What struck me most in our conversation was how he described where David begins emotionally. "The story is about a dad who's accused of murdering his son and then finds out that he's alive," Worthington explained. "So he sets out on finding the truth." But he was quick to point out that the journey is about far more than clearing his name. It is about healing. About hope. The twists and turns of the story were what drew him to the project — the way each revelation reshapes everything you thought you knew.
He also talked about David's self-imposed emotional isolation in those first five years in prison — refusing visitors, shutting the world out — and how the photograph of Matthew shatters all of that in an instant. That emotional turn, Worthington said, is what the whole show is built on: a man coming back to life because he has a reason to fight.
Britt Lower: The Heart of the Chase
If Sam Worthington is the engine of I Will Find You, Britt Lower is its heart. You may know her from Severance, where she was nothing short of brilliant, and here she brings that same intelligence and emotional precision to Rachel Mills — a former decorated reporter for the Boston Globe, now lecturing at Quincy College, whose life is turned upside down the moment she walks into that prison.
What I loved hearing from Britt in our New York conversation was how she framed Rachel's impossible position. "The tension that builds for Rachel is that in order to help David find his son, she has to not only break the law — aiding and abetting a fugitive — she also has to reopen these very tender wounds that her sister is only now just healing from," she told me. Rachel is not just risking her career and her freedom. She is risking her family.
What makes "I Will Find You" stand out is exactly what Britt described in our chat: there is no slow-burn romance, no manufactured will-they-won't-they tension between David and Rachel. Just two people bound together by love for the same child — and that is more than enough.
Chi McBride and Logan Browning: The Pursuit
One of the show's most clever moves is the FBI team chasing David. Chi McBride plays Max Williams, a veteran agent on the Fugitive Task Force who is utterly uninterested in David's claims of innocence.
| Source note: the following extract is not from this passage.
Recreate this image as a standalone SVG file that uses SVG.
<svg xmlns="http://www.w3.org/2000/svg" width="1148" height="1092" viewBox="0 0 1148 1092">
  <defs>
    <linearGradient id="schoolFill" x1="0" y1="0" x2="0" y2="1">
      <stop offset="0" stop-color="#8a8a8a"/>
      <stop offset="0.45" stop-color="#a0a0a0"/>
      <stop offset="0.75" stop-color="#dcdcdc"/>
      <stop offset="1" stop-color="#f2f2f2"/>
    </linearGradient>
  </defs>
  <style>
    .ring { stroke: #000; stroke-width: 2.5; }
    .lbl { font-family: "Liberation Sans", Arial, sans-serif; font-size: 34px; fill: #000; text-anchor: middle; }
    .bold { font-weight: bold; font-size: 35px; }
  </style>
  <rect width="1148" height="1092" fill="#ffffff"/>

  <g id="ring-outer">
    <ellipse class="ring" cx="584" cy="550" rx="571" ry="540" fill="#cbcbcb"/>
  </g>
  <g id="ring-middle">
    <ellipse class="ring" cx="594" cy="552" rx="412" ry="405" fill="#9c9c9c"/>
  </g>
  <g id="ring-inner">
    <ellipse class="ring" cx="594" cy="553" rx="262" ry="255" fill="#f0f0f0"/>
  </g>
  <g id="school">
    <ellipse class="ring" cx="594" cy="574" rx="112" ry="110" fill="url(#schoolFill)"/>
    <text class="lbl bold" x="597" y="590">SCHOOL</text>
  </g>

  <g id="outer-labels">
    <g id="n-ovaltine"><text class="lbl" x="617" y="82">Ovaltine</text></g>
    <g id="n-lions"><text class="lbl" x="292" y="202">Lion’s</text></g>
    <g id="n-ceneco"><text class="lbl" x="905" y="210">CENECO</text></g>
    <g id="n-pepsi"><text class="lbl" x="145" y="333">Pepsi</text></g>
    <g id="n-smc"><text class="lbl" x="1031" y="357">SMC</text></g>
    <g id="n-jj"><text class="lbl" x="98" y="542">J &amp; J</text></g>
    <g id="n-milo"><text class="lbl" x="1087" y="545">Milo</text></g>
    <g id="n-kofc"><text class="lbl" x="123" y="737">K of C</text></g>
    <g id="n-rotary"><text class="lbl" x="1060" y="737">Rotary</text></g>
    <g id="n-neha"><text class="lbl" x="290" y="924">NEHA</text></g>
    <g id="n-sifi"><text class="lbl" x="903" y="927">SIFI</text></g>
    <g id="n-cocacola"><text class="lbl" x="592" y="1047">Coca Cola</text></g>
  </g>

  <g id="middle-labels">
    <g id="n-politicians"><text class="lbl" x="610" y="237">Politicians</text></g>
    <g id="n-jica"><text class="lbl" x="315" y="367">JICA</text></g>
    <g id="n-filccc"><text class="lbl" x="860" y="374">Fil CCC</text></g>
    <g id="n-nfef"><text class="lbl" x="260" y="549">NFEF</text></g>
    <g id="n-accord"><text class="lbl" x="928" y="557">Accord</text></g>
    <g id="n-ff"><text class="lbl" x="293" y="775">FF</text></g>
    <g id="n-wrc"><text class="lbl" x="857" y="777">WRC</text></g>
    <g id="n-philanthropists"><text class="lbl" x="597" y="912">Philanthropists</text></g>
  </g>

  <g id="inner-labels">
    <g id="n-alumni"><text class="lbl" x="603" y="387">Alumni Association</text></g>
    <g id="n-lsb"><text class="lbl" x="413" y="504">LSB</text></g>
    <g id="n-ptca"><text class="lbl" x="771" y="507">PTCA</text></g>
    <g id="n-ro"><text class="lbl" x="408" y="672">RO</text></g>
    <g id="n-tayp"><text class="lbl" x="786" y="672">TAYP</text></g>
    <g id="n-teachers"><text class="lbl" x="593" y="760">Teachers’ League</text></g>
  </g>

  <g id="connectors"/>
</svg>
Logan Browning plays his partner, Sarah Greer — younger, sharper, and perhaps more open to doubt.
What makes the Max and Sarah dynamic so compelling — and what Hull revealed to me as a deliberate departure from Coben's novel — is that in the series, Max and Sarah are not just partners. They are father and daughter. "It was really just wanting to lean into the themes that Harlan did so well in the novel, which is about parents and children — how do you support your child while also protecting them?" Hull explained. That one creative choice deepens every scene they share and gives the pursuit its own emotional stakes.
Robert Hull and Harlan Coben: Building the World
Sitting down with showrunner Robert Hull and the man himself, Harlan Coben, was a genuine thrill. These two have built an extraordinary partnership with Netflix, and I Will Find You represents a milestone: it is the first Coben adaptation set in the United States rather than the UK, and that shift changes everything about the texture of the show.
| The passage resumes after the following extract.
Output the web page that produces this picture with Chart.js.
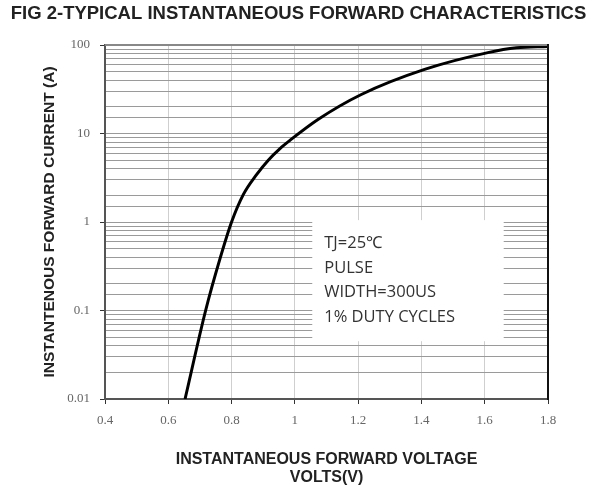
<!DOCTYPE html>
<html>
<head>
<meta charset="utf-8">
<script src="https://cdn.jsdelivr.net/npm/chart.js@4"></script>
<style>
  html, body { margin: 0; padding: 0; background: #fff; }
  #wrap { width: 597px; height: 492px; }
</style>
</head>
<body>
<div id="wrap"><canvas id="chartArea"></canvas></div>
<script>
// forward voltage (V) vs forward current (A)
const volts = [0.653, 0.718, 0.763, 0.8, 0.837, 0.879, 0.916, 0.953, 0.985, 1.073, 1.21, 1.41, 1.61, 1.7, 1.8];
const amps = [0.01, 0.1, 0.38, 1.0, 2.04, 3.43, 5.0, 6.76, 8.4, 14.4, 27.6, 53, 82, 93, 96];

const xTickLabels = ['0.4', '0.6', '0.8', '1', '1.2', '1.4', '1.6', '1.8'];
const yTickValues = [0.01, 0.1, 1, 10, 100];
const yTickLabels = ['0.01', '0.1', '1', '10', '100'];

const titleText = 'FIG 2-TYPICAL INSTANTANEOUS FORWARD CHARACTERISTICS';
const noteLines = ['TJ=25\u2103', 'PULSE', 'WIDTH=300US', '1% DUTY CYCLES'];

const isDecade = v => yTickValues.some(t => Math.abs(Math.log10(v) - Math.log10(t)) < 1e-6);

// white note box over the grid, page title, and the top/right frame
const notePlugin = {
  id: 'note',
  beforeDatasetsDraw(chart) {
    const { ctx, scales: { x, y } } = chart;
    const left = x.getPixelForValue(1.055);
    const right = x.getPixelForValue(1.66);
    const top = y.getPixelForValue(1.05);
    const bottom = y.getPixelForValue(0.045);
    ctx.save();
    ctx.fillStyle = '#fff';
    ctx.fillRect(left, top, right - left, bottom - top);
    ctx.fillStyle = '#333';
    ctx.font = '16.5px "Open Sans"';
    ctx.textBaseline = 'middle';
    noteLines.forEach((line, i) => {
      ctx.fillText(line, left + 12, top + 23 + i * 24.7);
    });
    ctx.restore();
  },
  afterDraw(chart) {
    const { ctx, chartArea: a, width } = chart;
    ctx.save();
    ctx.fillStyle = '#222';
    ctx.font = 'bold 18.5px "Liberation Sans", Arial';
    ctx.textAlign = 'center';
    ctx.textBaseline = 'middle';
    ctx.fillText(titleText, width / 2, 14);

    ctx.strokeStyle = '#888';
    ctx.lineWidth = 2;
    ctx.beginPath();
    ctx.moveTo(a.left, a.top);
    ctx.lineTo(a.right, a.top);
    ctx.stroke();
    ctx.strokeStyle = '#111';
    ctx.beginPath();
    ctx.moveTo(a.right, a.top - 1);
    ctx.lineTo(a.right, a.bottom + 1);
    ctx.stroke();
    ctx.restore();
  }
};

const ctx = document.getElementById('chartArea');
new Chart(ctx, {
  type: 'line',
  data: {
    labels: volts,
    datasets: [{
      data: volts.map((v, i) => ({ x: v, y: amps[i] })),
      borderColor: '#000',
      borderWidth: 3,
      pointRadius: 0,
      cubicInterpolationMode: 'monotone',
      fill: false
    }]
  },
  options: {
    responsive: true,
    maintainAspectRatio: false,
    animation: false,
    layout: {
      padding: { left: 0, right: 49, top: 45, bottom: 0 }
    },
    plugins: {
      legend: { display: false },
      tooltip: { enabled: false },
      title: { display: false }
    },
    scales: {
      x: {
        type: 'linear',
        min: 0.4,
        max: 1.8,
        afterFit(scale) { scale.height = 93; },
        ticks: {
          stepSize: 0.2,
          padding: 9,
          color: '#666',
          font: { family: '"Liberation Serif", serif', size: 13 },
          callback: (v, i) => xTickLabels[i]
        },
        grid: {
          color: '#cfcfcf',
          lineWidth: 1,
          tickLength: 5,
          tickColor: '#333'
        },
        border: { color: '#555', width: 2 },
        title: {
          display: true,
          text: ['INSTANTANEOUS FORWARD VOLTAGE', 'VOLTS(V)'],
          color: '#222',
          font: { family: '"Liberation Sans", Arial', size: 16, weight: 'bold', lineHeight: 1.15 },
          padding: { top: 0, bottom: 5 }
        }
      },
      y: {
        type: 'logarithmic',
        min: 0.01,
        max: 100,
        afterFit(scale) { scale.width = 105; },
        ticks: {
          autoSkip: false,
          padding: 10,
          color: '#666',
          font: { family: '"Liberation Serif", serif', size: 13 },
          callback: v => {
            const i = yTickValues.findIndex(t => Math.abs(Math.log10(v) - Math.log10(t)) < 1e-6);
            return i >= 0 ? yTickLabels[i] : '';
          }
        },
        grid: {
          color: '#9a9a9a',
          lineWidth: 1,
          tickLength: 5,
          tickColor: c => (c.tick && isDecade(c.tick.value)) ? '#333' : 'rgba(0,0,0,0)'
        },
        border: { color: '#555', width: 2 },
        title: {
          display: true,
          text: 'INSTANTENOUS FORWARD CURRENT (A)',
          color: '#222',
          font: { family: '"Liberation Sans", Arial', size: 15.5, weight: 'bold', lineHeight: 1.2 },
          padding: { top: 40, bottom: 0 }
        }
      }
    }
  },
  plugins: [notePlugin]
});
</script>
</body>
</html>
Hull told me about a key structural change he made from the novel — one that shaped the entire series. In Coben's book, David and Rachel operate in parallel, following separate threads. Hull merged them into a true two-hander, keeping David and Rachel side by side for the entire chase. That decision, he said, was about giving the audience a constant emotional anchor.
Coben, characteristically playful and razor-sharp, talked about where he always starts with a thriller: the worst possible place. "I wanted him to start in the worst place imaginable," Coben said of David Burroughs. "When he is accused of murdering his own son, he doesn't fight so hard because his son is dead. Even if he's able to prove his own innocence, his son is still not there." The photograph of Matthew alive does not just give David hope — it gives him a reason to be human again.
Coben also teased — with that trademark mischief in his eyes — that Matthew's story may not be entirely finished in the world of his novels. When asked about the boy's future, he hinted that characters from one adaptation have been known to appear in another. Nothing is ever truly over in Harlan Coben's universe.
Why New York Was the Right Place for This Story
There is something fitting about the fact that Netflix held these interviews in New York. Parts of "I Will Find You" were actually filmed around New York City — including around Washington Square Park, Central Park, and Times Square — and the show carries that energy. It is a thriller built on urban momentum, on the feeling that truth is always one corner away, one phone call away, one photograph away.
Walking through those same streets after spending a day talking to this remarkable cast and creative team, I found myself thinking about what Coben said at the heart of it all: every family has a secret. Whether they admit it or not. That universal truth is what makes I Will Find You so impossible to turn off — and what will keep people talking long after the finale.
The Bottom Line
"I Will Find You" is streaming now on Netflix. All eight episodes are available. Sam Worthington, Britt Lower, Milo Ventimiglia, Chi McBride, Logan Browning, Madeleine Stowe, Erin Richards, and the rest of this extraordinary ensemble have made something genuinely gripping — and spending time with them in New York only deepened my admiration for what they pulled off.
From Manny the Movie Guy: this one earns three out of four kisses, and a very strong recommendation to start it tonight.